As with anything, some amount of autonomy within these roles is definitely encouraged. Video & Scouting managers might want to try their hand at coding, or on-field managers who interact with the players every single day might be curious which pitcher’s got the best stuff - and this is what it’s all about. Hosting sessions where the whole team can interact (like the Iowa Manager’s Mini Camp’s), promote those who want to learn more about what their colleagues are up to a great opportunity to do so.


Student manager programs have been around for a long time, but as the game has continued to change the utilization of the student manager role has changed as well. The new aged student manager is taking over, and if you haven’t thought to take advantage of it you’re missing out.

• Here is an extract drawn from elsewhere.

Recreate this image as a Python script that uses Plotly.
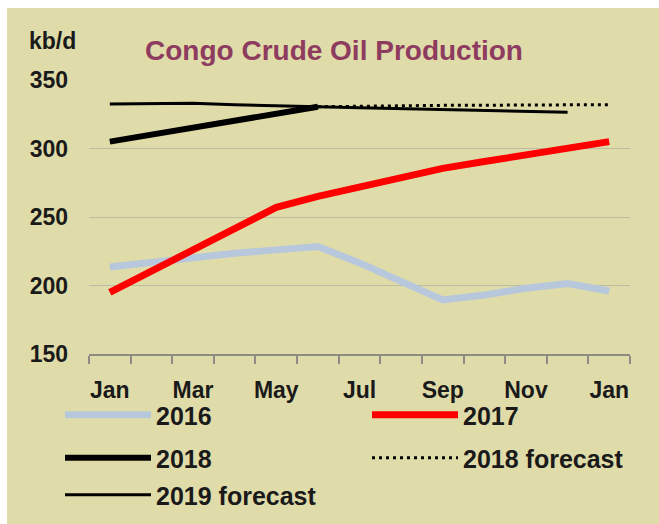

Over the past few years, it has been truly incredible to see the impact that student managers across the nation have had on their respective programs. I’m sure I’ll miss out on a few outstanding individuals, but here are some student manager groups who I’ve seen

Of course, I have to mention the three contributors to this blog Sam Bornstein, Demetre Kokoris and Adam Schuck who all come from a student manager position. I also have to give some love to both Penn State and Iowa's current manager teams who do an incredible job. Some others standouts include UNC grad Micah Daley-Harris, Illinois grad Charlie Young, and Cal Poly’s Ethan Moore. I know there are more, so if you know anybody who you’d add to this list link their information in the comments below!

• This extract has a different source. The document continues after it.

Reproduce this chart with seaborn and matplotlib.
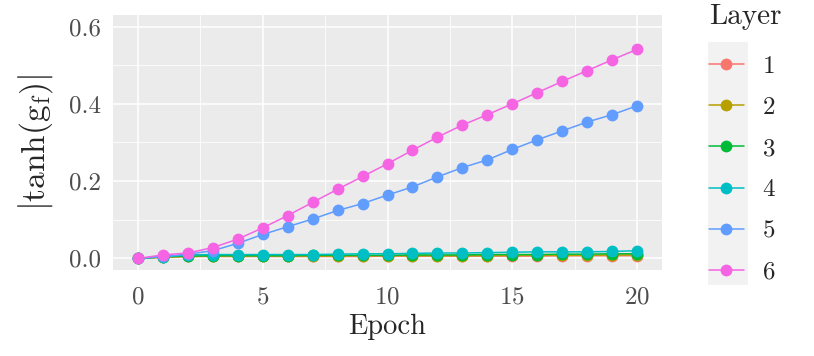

Something my first boss at Iowa, Desi Druschel, taught me was to leave everywhere you go better than how you found it. If your skillset alone is the reason for a program's success, that all goes with you when you leave. A well run student manager program allows you to create systems that can continue on long past your time at your school. If you're willing to put in the work up front in establishing a quality student manager program you won't just be helping yourself or those kids, you'll be ensuring success for the future of your program. If you aren’t investing time in the world’s most valuable resource, people, then you are doing it all wrong in my opinion.